**Data shown:**
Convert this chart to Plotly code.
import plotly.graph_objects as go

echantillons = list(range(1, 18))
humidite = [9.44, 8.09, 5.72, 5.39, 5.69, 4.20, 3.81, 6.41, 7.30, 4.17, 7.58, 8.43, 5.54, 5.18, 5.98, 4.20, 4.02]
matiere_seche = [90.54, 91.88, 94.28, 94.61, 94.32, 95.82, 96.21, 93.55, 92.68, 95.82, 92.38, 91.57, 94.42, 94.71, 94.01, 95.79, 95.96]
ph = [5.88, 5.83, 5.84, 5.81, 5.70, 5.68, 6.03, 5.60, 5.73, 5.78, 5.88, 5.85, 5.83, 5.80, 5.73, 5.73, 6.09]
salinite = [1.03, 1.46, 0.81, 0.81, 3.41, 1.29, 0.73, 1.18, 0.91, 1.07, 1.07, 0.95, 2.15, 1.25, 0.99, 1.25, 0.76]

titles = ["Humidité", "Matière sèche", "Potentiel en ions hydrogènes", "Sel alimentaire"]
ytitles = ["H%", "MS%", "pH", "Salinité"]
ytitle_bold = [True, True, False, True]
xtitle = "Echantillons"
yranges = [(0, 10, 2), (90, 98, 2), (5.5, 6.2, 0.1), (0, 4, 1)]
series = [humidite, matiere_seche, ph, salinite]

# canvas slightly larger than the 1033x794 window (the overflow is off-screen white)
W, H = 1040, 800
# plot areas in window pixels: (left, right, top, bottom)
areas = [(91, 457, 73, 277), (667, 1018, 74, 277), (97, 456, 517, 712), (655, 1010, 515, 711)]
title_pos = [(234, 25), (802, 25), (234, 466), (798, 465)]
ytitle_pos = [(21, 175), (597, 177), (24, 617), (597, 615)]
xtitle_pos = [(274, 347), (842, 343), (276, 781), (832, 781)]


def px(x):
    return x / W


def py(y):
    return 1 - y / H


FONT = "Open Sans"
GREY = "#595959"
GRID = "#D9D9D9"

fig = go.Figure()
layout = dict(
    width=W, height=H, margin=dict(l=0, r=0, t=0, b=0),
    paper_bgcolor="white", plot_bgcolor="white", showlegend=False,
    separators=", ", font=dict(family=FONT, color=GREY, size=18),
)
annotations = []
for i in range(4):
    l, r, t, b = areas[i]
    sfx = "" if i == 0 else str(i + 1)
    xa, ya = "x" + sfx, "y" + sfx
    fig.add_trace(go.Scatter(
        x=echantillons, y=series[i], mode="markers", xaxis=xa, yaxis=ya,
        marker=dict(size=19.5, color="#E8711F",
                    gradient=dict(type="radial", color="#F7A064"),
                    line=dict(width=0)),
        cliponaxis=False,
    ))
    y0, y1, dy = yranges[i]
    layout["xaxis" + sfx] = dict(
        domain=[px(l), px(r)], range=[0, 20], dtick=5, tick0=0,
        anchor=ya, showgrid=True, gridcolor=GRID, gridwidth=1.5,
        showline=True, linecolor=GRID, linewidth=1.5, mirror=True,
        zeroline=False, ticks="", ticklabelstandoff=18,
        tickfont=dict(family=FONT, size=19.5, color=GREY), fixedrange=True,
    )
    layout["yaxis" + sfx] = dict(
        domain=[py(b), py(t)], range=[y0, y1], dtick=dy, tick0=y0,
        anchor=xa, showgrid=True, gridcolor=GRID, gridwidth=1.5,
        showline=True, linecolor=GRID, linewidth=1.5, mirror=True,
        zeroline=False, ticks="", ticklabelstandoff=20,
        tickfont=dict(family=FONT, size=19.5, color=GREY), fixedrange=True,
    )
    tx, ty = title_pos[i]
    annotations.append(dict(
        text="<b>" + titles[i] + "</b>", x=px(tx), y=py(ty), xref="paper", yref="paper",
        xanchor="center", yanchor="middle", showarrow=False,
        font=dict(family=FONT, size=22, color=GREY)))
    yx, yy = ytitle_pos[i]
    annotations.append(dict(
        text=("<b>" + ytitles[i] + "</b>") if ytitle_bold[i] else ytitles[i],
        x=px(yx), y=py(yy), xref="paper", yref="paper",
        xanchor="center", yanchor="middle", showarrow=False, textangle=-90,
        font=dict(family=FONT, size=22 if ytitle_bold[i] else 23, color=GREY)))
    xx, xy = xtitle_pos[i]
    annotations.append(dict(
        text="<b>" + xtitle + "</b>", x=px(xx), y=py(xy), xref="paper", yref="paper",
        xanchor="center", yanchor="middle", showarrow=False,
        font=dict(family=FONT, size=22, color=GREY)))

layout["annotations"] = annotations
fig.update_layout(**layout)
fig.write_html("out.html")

**Exercise directions:** Each line from the start of the listing above through the line containing "series = [humidite, matiere_seche, ph, salinite]" should be copied exactly, please, with no other lines added.

**Reply to the task:**
Convert this chart to Plotly code.
import plotly.graph_objects as go

echantillons = list(range(1, 18))
humidite = [9.44, 8.09, 5.72, 5.39, 5.69, 4.20, 3.81, 6.41, 7.30, 4.17, 7.58, 8.43, 5.54, 5.18, 5.98, 4.20, 4.02]
matiere_seche = [90.54, 91.88, 94.28, 94.61, 94.32, 95.82, 96.21, 93.55, 92.68, 95.82, 92.38, 91.57, 94.42, 94.71, 94.01, 95.79, 95.96]
ph = [5.88, 5.83, 5.84, 5.81, 5.70, 5.68, 6.03, 5.60, 5.73, 5.78, 5.88, 5.85, 5.83, 5.80, 5.73, 5.73, 6.09]
salinite = [1.03, 1.46, 0.81, 0.81, 3.41, 1.29, 0.73, 1.18, 0.91, 1.07, 1.07, 0.95, 2.15, 1.25, 0.99, 1.25, 0.76]

titles = ["Humidité", "Matière sèche", "Potentiel en ions hydrogènes", "Sel alimentaire"]
ytitles = ["H%", "MS%", "pH", "Salinité"]
ytitle_bold = [True, True, False, True]
xtitle = "Echantillons"
yranges = [(0, 10, 2), (90, 98, 2), (5.5, 6.2, 0.1), (0, 4, 1)]
series = [humidite, matiere_seche, ph, salinite]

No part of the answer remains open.